What is the Vasari Corridor? It is an enclosed, elevated walkway connecting two palaces by running atop the Ponte Vecchio. The path provided safe passage from the Palazzo Pitti (the Medici’ home) to the Uffizi (Medici offices) and Palazzo Vecchio (seat of government). Built in 1565 at the behest of Cosimo de’ Medici, the Giorgio Vasari-designed structure gave him a way to get from home to work without worrying about getting a knife in his back. Subsequent Medici family members and friends could cross over about a half mile of Florence without being seen. The corridor even allowed the Medici the ability to worship in privacy. At one point along the passageway there is a balcony that looks out onto Santa Felicita Church. The ruling family would have a perch with an obstructed view of the altar. Rumor has it that Ferdinand I didn’t like the smell that wafted up from the butchers on the bridge into the corridor. A 1595 decree saved the nobleman’s nose from olfactory offense by banning butchers from selling meat on the Ponte Vecchio. Still in effect to this day, the law made goldsmiths and jewelers very happy as they could dominate trade. Their wares still glisten in the Tuscan sun delighting shoppers from around the world.
Why wasn’t the Ponte Vecchio destroyed in WWII? Nazis bombed all the other Florentine bridges save this one. Legend has it that when Hitler had visited it previously with Mussolini he had seen beautiful artwork lining the famed Vasari Corridor. Since Hitler greatly admired art, he ordered the bridge spared. Another story tells the tale of Gerhard Wolf (the German representative in Florence during WWII) giving the order to save it. A plaque on the bridge, by the western arches, honors this man’s actions. The plaque, in Italian, translates: “Gerhard Wolf (1886–1962), German consul, born at Dresden…played a decisive role in the salvation of the Ponte Vecchio (1944) from the barbarism of the Second World War and was instrumental in rescuing political prisoners and Jews from persecution at the height of the Nazi occupation. The commune places this plaque on 11 April 2007 in memory of the granting of honorary citizenship.” Who knows what actually transpired and who deserves credit, but whatever caused the German military not to proceed with their plans for destruction…we are all thankful! Sadly, the rest of the bridges were reduced to rubble; their remnants were later dredged from the water and reconstructed though.

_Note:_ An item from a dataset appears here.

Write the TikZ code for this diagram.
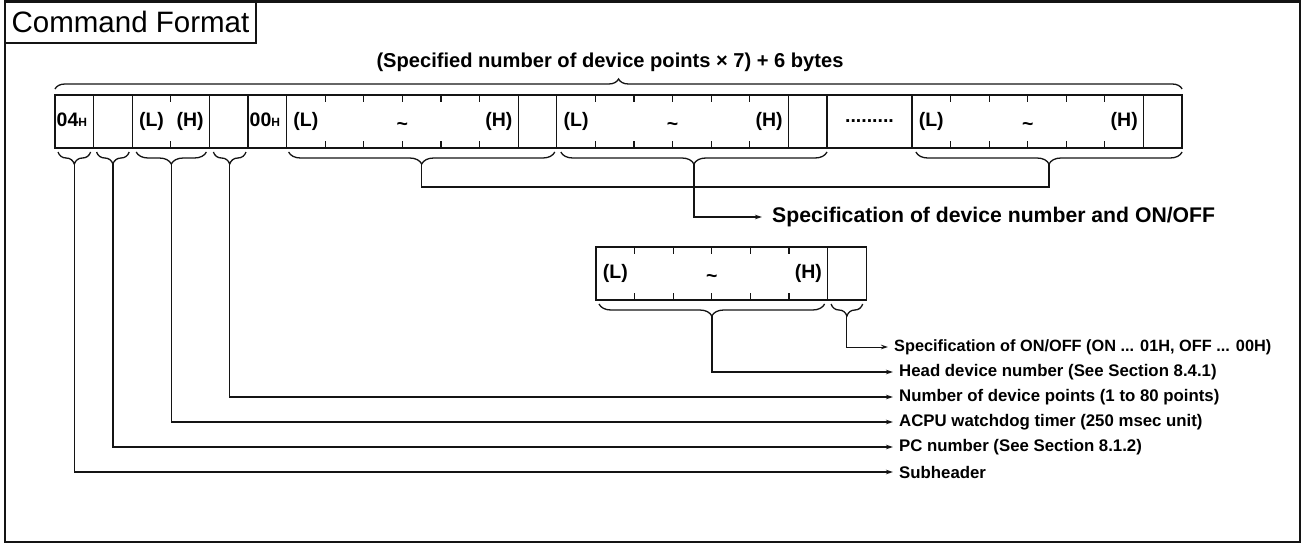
\documentclass[tikz,border=0pt]{standalone}
\usepackage{fontspec}
\setmainfont{Liberation Sans}
\usepackage{tikz}
\usetikzlibrary{arrows.meta, positioning, calc, decorations.pathreplacing}
\definecolor{inkblack}{RGB}{20,20,20}
\tikzset{
  outerframe/.style={draw=inkblack, line width=2.2pt},
  headbox/.style={rectangle, draw=inkblack, line width=2pt, minimum width=251pt,
    minimum height=41pt, inner sep=0pt, outer sep=0pt,
    font=\fontsize{29.5}{32}\selectfont},
  cellbox/.style={rectangle, draw=inkblack, line width=1.3pt, minimum width=#1*38.6pt,
    minimum height=53pt, inner sep=0pt, outer sep=0pt,
    font=\bfseries\fontsize{19.5}{22}\selectfont},
  cellbox/.default=1,
  celltext/.style={inner sep=0pt, text height=14.5pt, text depth=4pt,
    font=\bfseries\fontsize{19.5}{22}\selectfont},
  tickmark/.style={line width=1.1pt, color=inkblack},
  overbrace/.style={decorate, decoration={brace, amplitude=10pt}, line width=1.3pt, color=inkblack},
  underbrace/.style={decorate, decoration={brace, mirror, amplitude=12pt}, line width=1.3pt, color=inkblack},
  line/.style={line width=1.4pt, color=inkblack},
  arrow/.style={-{Stealth[length=7pt, width=4.5pt]}, line width=1.4pt, color=inkblack},
  bigtext/.style={font=\bfseries\fontsize{20.1}{24}\selectfont, inner sep=0pt},
  desctext/.style={anchor=west, inner sep=0pt, inner xsep=6pt,
    font=\bfseries\fontsize{16.8}{20}\selectfont}
}

\begin{document}
\begin{tikzpicture}[x=1pt, y=-1pt]
  \useasboundingbox (0,0) rectangle (1302,544);

  % Frame and heading
  \draw[outerframe] (5,1.5) rectangle (1300,542);
  \node[headbox, anchor=north west] (head) at (5,1.5) {Command Format};

  % Total length of the command
  \node[bigtext] (total) at (610,62) {(Specified number of device points × 7) + 6 bytes};

  % Byte row
  \node[cellbox] (sub) at (74.3,121.5) {};
  \node[cellbox] (pcno) [right=0pt of sub] {};
  \node[cellbox=2] (wdog) [right=0pt of pcno] {};
  \node[cellbox] (npts) [right=0pt of wdog] {};
  \node[cellbox] (zero) [right=0pt of npts] {};
  \node[cellbox=6] (dev1) [right=0pt of zero] {};
  \node[cellbox] (onoff1) [right=0pt of dev1] {};
  \node[cellbox=6] (dev2) [right=0pt of onoff1] {};
  \node[cellbox] (onoff2) [right=0pt of dev2] {};
  \node[cellbox=2.2] (more) [right=0pt of onoff2] {.........};
  \node[cellbox=6] (dev3) [right=0pt of more] {};
  \node[cellbox] (onoff3) [right=0pt of dev3] {};
  \draw[overbrace] ($(sub.north west)+(0,-6)$) -- ($(onoff3.north east)+(0,-6)$);

  \node[celltext, anchor=west] (sub-t) at ($(sub.west)+(1.5,0)$) {04\fontsize{12}{12}\selectfont H};
  \node[celltext, anchor=west] (zero-t) at ($(zero.west)+(1.5,0)$) {00\fontsize{12}{12}\selectfont H};
  \node[celltext] (wdog-lo) at ($(wdog.west)+(19.3,0)$) {(L)};
  \node[celltext] (wdog-hi) at ($(wdog.east)+(-19.3,0)$) {(H)};
  \draw[tickmark] (wdog.north) -- ++(0,7);
  \draw[tickmark] (wdog.south) -- ++(0,-7);

  % One device point, enlarged
  \node[cellbox=6] (sdev) at (711.8,273.5) {};
  \node[cellbox] (soo) [right=0pt of sdev] {};

  \foreach \g in {dev1,dev2,dev3,sdev} {
    \node[celltext] (\g-lo) at ($(\g.west)+(19.3,0)$) {(L)};
    \node[celltext, yshift=-4pt] (\g-mid) at (\g.center) {\textasciitilde};
    \node[celltext] (\g-hi) at ($(\g.east)+(-19.3,0)$) {(H)};
    \foreach \k in {1,...,5} {
      \draw[tickmark] ($(\g.north west)+(\k*38.6,0)$) -- ++(0,7);
      \draw[tickmark] ($(\g.south west)+(\k*38.6,0)$) -- ++(0,-7);
    }
  }

  % Braces under the bytes
  \draw[underbrace] ($(sub.south west)+(3,4)$) -- ($(sub.south east)+(-3,4)$);
  \draw[underbrace] ($(pcno.south west)+(3,4)$) -- ($(pcno.south east)+(-3,4)$);
  \draw[underbrace] ($(wdog.south west)+(4,4)$) -- ($(wdog.south east)+(-3,4)$);
  \draw[underbrace] ($(npts.south west)+(4,4)$) -- ($(npts.south east)+(-2,4)$);
  \draw[underbrace] ($(dev1.south west)+(2,4)$) -- ($(onoff1.south east)+(-2,4)$);
  \draw[underbrace] ($(dev2.south west)+(4,4)$) -- ($(onoff2.south east)+(0,4)$);
  \draw[underbrace] ($(dev3.south west)+(4,4)$) -- ($(onoff3.south east)+(0,4)$);
  \draw[underbrace] ($(sdev.south west)+(3,4)$) -- ($(sdev.south east)+(-3,4)$);
  \draw[underbrace] ($(soo.south west)+(3.5,4)$) -- ($(soo.south east)+(-3.5,4)$);

  \path ($(sub.south)+(0,16)$) coordinate (subtip);
  \path ($(pcno.south)+(0,16)$) coordinate (pcnotip);
  \path ($(wdog.south)+(0.5,16)$) coordinate (wdogtip);
  \path ($(npts.south)+(1,16)$) coordinate (nptstip);
  \path ($(dev1.south west)!.5!(onoff1.south east)$) ++(0,16) coordinate (dev1tip);
  \path ($(dev2.south west)!.5!(onoff2.south east)$) ++(2,16) coordinate (dev2tip);
  \path ($(dev3.south west)!.5!(onoff3.south east)$) ++(2,16) coordinate (dev3tip);
  \path ($(sdev.south)+(0,16)$) coordinate (sdevtip);
  \path ($(soo.south)+(0,16)$) coordinate (sootip);
  \coordinate (devjoin) at (dev2tip |- 0,187);

  % Descriptions
  \node[bigtext, anchor=west, inner xsep=10pt, font=\bfseries\fontsize{21.2}{24}\selectfont] (devlbl) at (762,217) {Specification of device number and ON/OFF};
  \node[desctext, font=\bfseries\fontsize{16.3}{20}\selectfont] (onofflbl) at (888,347) {Specification of ON/OFF (ON ... 01H, OFF ... 00H)};
  \node[desctext] (headlbl) at (893,372) {Head device number (See Section 8.4.1)};
  \node[desctext] (nptslbl) at (893,397) {Number of device points (1 to 80 points)};
  \node[desctext] (wdoglbl) at (893,422) {ACPU watchdog timer (250 msec unit)};
  \node[desctext] (pclbl) at (893,447) {PC number (See Section 8.1.2)};
  \node[desctext] (sublbl) at (893,472) {Subheader};

  % Connectors
  \draw[line] (dev1tip) |- (devjoin) -| (dev3tip);
  \draw[arrow] (dev2tip) |- (devlbl.west);
  \draw[arrow, line width=1pt] (sootip) |- (onofflbl.west);
  \draw[arrow] (sdevtip) |- (headlbl.west);
  \draw[arrow] (nptstip) |- (nptslbl.west);
  \draw[arrow] (wdogtip) |- (wdoglbl.west);
  \draw[arrow] (pcnotip) |- (pclbl.west);
  \draw[arrow] (subtip) |- (sublbl.west);
\end{tikzpicture}
\end{document}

Should I see the Ponte Vecchio? Yes, definitely. The old bridge reminds me of a market filled with hustle and bustle. Musicians play, itinerant salespeople try to coerce tourists into buying their object of the day, and artists sell their designs. The prices for jewelry here are a little inflated, but the ambience is priceless. The bridge is beautiful at any time of the day, but is especially intoxicating at sunset when the doors to the stores have closed and their medieval design is exposed. With soft music and the sound of revelry in the background, you can survey the river and watch as the sun shines its last beams on the banks of the Arno. The buildings on either side of the river are bathed in muted gold and the smell of grills getting ready to cook the famed Florentine steak perfume the air. It is simply magical…and a Florence must-see.